-- BEGIN RECORDS --
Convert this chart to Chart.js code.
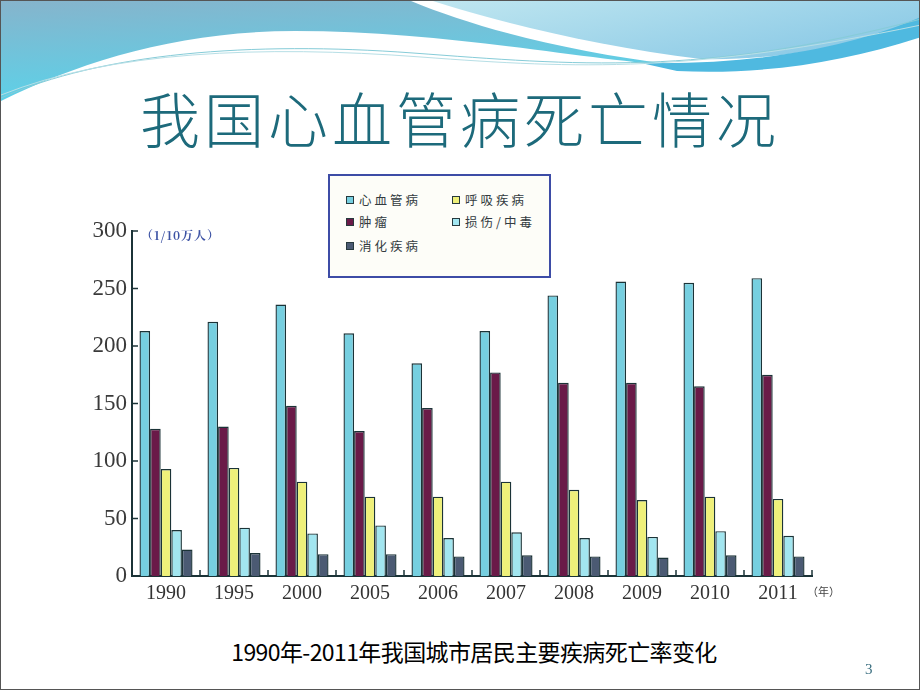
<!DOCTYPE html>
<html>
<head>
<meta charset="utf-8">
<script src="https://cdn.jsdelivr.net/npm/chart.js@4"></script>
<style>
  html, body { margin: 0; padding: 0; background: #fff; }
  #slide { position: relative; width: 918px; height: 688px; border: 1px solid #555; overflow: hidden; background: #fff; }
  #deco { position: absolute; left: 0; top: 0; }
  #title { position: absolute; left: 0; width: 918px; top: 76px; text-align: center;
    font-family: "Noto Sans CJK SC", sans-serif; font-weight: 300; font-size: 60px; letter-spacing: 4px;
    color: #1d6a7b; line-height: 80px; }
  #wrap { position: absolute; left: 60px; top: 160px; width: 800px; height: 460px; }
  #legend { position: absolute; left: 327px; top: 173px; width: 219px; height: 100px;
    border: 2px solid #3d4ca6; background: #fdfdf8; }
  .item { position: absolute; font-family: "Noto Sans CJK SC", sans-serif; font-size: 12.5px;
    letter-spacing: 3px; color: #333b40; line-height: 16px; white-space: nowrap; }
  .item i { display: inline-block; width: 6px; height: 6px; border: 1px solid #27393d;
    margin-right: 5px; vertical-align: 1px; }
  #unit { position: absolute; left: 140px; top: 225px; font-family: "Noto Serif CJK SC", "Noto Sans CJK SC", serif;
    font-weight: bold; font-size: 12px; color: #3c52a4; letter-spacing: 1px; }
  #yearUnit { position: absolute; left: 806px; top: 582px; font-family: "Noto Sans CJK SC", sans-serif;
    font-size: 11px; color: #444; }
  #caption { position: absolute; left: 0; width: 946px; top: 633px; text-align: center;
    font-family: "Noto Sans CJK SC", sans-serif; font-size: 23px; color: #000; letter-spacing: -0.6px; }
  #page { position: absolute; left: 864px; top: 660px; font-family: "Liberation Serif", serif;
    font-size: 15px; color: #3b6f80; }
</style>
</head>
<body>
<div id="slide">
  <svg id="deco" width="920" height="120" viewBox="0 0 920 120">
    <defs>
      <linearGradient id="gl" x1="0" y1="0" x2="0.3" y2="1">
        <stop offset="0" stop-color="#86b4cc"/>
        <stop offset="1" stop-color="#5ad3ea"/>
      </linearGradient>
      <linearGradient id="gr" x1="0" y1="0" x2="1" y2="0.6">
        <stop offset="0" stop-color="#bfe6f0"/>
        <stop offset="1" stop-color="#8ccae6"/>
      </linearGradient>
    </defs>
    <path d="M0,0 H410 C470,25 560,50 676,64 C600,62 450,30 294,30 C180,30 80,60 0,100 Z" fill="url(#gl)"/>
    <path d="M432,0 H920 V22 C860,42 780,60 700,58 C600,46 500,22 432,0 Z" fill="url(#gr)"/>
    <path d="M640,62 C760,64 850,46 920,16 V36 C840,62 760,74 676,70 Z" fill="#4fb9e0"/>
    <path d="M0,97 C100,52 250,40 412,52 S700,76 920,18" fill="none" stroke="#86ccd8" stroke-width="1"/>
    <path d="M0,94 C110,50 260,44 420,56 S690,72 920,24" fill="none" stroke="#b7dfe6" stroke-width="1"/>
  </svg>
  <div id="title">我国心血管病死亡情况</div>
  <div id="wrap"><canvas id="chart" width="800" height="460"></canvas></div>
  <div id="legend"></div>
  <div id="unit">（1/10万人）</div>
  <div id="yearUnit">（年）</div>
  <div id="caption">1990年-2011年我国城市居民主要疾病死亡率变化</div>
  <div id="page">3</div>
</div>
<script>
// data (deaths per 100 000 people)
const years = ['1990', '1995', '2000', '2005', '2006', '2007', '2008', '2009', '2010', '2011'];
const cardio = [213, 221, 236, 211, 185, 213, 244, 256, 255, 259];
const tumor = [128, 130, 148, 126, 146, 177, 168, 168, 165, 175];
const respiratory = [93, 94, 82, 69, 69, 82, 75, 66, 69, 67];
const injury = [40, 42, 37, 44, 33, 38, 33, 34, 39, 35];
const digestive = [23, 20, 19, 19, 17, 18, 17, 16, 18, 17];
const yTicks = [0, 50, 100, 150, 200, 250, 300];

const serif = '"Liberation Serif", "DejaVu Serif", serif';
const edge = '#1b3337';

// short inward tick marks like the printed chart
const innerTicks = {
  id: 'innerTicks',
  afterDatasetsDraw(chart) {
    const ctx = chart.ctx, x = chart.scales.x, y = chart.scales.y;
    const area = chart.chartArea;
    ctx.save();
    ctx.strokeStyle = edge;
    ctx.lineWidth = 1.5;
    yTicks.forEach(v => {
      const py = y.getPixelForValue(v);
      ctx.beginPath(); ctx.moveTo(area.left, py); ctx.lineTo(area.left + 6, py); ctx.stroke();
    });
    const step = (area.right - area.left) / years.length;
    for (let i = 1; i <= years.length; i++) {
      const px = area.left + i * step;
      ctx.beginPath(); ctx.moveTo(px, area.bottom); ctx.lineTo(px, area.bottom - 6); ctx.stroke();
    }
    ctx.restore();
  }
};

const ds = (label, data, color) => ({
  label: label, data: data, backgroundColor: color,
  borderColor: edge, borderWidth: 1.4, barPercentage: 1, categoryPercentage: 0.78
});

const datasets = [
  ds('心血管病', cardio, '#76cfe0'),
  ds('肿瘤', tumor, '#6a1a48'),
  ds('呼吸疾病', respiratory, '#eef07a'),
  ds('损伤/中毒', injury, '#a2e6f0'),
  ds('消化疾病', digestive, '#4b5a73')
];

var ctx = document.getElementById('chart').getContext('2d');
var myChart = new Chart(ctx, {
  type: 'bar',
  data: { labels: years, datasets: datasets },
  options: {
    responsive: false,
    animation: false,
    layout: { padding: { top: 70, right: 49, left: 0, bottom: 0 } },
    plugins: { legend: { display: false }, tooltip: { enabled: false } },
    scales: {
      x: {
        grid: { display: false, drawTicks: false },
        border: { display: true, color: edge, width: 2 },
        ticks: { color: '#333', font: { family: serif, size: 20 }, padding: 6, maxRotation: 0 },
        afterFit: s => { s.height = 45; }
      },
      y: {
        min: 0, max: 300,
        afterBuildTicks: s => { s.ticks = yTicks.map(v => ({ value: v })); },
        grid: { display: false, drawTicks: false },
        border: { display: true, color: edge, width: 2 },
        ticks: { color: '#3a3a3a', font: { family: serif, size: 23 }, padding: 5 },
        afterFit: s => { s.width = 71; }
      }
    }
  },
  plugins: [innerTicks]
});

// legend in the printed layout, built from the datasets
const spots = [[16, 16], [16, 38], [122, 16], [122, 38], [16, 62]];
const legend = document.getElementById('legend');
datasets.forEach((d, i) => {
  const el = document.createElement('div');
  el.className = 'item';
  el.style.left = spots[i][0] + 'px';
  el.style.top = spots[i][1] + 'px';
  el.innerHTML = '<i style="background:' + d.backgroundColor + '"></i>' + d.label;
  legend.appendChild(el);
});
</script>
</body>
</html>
-- END RECORDS --
-- BEGIN RECORDS --
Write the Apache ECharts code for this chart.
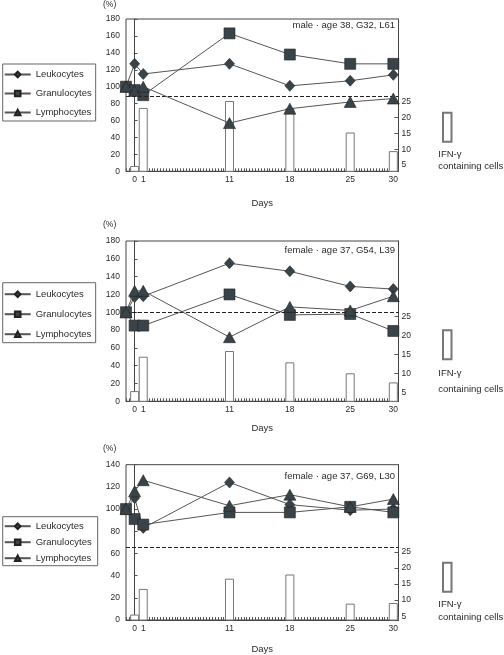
-- END RECORDS --
GIVEN PROBLEM
Each line that holds the word "code" is to be copied.

TASK ANSWER
Convert this chart to Chart.js code.
Write the Apache ECharts code for this chart.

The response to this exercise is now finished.